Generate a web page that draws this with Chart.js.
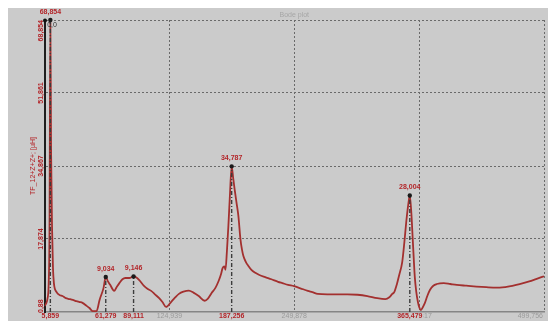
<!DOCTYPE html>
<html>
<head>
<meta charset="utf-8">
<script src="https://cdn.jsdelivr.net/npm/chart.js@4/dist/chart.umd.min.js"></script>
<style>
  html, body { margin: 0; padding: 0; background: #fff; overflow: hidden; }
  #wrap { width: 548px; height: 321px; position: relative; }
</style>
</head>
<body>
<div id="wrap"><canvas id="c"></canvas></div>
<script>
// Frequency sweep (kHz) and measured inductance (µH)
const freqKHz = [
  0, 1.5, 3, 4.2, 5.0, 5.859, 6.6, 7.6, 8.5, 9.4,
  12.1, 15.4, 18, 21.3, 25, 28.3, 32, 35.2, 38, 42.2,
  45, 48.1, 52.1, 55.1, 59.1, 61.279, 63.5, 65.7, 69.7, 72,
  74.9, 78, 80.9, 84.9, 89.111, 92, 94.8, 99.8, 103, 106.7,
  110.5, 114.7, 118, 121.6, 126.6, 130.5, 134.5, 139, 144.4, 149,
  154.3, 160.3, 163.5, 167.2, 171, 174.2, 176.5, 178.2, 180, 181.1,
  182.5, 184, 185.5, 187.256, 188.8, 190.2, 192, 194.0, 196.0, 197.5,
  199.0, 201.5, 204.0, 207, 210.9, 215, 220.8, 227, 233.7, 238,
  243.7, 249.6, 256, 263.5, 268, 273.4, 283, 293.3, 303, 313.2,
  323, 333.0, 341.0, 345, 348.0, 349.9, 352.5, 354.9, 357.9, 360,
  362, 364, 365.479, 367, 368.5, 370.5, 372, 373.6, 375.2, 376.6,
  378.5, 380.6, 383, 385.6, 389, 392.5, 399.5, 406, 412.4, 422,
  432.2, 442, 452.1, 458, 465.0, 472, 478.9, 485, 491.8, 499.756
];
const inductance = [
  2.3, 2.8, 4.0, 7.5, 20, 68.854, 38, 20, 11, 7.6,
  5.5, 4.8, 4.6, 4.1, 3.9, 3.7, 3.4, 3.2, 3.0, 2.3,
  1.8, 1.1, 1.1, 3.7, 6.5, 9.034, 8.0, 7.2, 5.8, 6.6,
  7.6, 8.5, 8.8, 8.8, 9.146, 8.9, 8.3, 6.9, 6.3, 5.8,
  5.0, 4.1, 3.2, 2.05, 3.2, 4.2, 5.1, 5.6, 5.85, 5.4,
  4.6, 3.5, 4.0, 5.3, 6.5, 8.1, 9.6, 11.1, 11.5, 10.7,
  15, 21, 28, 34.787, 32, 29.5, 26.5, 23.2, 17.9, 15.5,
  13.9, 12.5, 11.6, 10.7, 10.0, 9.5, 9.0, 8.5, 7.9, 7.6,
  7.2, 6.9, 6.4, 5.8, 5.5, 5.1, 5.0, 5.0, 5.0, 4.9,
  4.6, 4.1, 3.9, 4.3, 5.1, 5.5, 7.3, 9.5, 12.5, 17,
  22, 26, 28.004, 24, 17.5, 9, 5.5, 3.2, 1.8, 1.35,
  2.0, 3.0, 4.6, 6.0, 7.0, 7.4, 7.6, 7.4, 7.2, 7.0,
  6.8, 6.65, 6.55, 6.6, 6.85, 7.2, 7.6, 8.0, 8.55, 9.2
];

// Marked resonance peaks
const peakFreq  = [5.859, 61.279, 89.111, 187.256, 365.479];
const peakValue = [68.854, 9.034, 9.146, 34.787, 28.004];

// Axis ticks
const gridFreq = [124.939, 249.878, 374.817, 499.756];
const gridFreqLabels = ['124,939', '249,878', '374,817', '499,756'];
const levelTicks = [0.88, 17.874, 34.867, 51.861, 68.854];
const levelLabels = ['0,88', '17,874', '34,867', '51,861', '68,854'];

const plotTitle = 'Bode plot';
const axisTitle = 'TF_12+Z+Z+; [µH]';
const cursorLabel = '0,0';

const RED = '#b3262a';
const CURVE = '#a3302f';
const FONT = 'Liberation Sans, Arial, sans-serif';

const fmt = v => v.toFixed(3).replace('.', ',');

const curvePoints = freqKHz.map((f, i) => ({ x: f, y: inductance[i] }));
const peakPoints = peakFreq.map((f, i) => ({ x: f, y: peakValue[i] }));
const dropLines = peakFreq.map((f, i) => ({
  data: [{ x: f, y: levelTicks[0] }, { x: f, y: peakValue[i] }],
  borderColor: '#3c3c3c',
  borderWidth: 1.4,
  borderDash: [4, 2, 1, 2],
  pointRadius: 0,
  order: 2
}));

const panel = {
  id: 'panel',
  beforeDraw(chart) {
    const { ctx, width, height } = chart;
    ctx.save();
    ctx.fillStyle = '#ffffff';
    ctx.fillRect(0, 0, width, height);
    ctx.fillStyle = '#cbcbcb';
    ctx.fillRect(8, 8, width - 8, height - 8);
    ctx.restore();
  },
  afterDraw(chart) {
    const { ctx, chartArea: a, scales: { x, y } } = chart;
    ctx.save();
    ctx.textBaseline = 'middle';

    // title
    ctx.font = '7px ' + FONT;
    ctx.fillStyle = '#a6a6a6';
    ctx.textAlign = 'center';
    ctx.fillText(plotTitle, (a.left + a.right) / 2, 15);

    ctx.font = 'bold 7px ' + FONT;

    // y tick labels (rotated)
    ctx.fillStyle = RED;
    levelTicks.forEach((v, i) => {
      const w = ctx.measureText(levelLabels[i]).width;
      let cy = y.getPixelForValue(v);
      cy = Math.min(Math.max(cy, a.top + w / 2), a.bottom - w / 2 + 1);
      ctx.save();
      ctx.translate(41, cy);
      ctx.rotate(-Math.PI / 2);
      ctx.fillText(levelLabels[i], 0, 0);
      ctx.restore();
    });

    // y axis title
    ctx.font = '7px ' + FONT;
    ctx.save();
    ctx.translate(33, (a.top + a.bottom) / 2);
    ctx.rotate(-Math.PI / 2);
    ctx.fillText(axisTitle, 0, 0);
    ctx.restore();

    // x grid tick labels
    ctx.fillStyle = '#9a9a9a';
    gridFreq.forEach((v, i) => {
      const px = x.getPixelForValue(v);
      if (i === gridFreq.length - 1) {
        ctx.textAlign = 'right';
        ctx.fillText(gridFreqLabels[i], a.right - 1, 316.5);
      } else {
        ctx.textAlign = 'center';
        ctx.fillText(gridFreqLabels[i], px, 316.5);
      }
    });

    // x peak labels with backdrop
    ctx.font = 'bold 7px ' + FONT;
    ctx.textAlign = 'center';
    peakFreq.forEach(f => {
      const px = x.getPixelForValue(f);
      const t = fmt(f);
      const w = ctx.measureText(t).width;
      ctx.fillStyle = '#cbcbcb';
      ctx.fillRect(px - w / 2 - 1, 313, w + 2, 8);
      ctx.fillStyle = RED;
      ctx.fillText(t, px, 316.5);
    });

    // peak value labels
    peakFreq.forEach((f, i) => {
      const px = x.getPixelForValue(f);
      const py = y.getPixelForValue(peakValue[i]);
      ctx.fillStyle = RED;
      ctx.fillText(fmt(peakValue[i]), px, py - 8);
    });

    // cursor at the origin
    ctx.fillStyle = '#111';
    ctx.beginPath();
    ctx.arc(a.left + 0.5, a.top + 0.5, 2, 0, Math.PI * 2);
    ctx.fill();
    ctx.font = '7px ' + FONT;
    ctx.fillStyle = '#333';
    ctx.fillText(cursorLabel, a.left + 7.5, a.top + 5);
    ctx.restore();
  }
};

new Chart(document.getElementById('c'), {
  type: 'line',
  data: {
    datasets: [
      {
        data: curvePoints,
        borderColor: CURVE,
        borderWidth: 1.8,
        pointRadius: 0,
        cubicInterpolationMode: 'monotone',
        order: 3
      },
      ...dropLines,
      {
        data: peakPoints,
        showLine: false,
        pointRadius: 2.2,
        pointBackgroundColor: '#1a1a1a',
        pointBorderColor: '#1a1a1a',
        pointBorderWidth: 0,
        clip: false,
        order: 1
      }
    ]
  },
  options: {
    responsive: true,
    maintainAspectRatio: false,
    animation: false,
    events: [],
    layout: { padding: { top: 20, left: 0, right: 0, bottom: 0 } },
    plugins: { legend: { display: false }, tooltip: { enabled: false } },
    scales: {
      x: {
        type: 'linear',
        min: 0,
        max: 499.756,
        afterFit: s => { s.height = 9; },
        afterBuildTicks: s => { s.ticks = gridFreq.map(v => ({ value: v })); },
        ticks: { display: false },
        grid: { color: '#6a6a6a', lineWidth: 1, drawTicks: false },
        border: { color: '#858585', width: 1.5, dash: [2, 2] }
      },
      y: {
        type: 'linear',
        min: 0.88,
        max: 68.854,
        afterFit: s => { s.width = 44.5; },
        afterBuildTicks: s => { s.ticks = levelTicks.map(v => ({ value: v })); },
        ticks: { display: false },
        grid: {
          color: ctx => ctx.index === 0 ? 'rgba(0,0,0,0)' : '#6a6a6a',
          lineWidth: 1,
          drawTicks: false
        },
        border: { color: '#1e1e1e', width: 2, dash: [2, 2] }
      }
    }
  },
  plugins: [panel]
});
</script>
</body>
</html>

——————————

Aim:
Report all lines of the data that include the word "with".

Exercise answer:
Generate a web page that draws this with Chart.js.
    // x peak labels with backdrop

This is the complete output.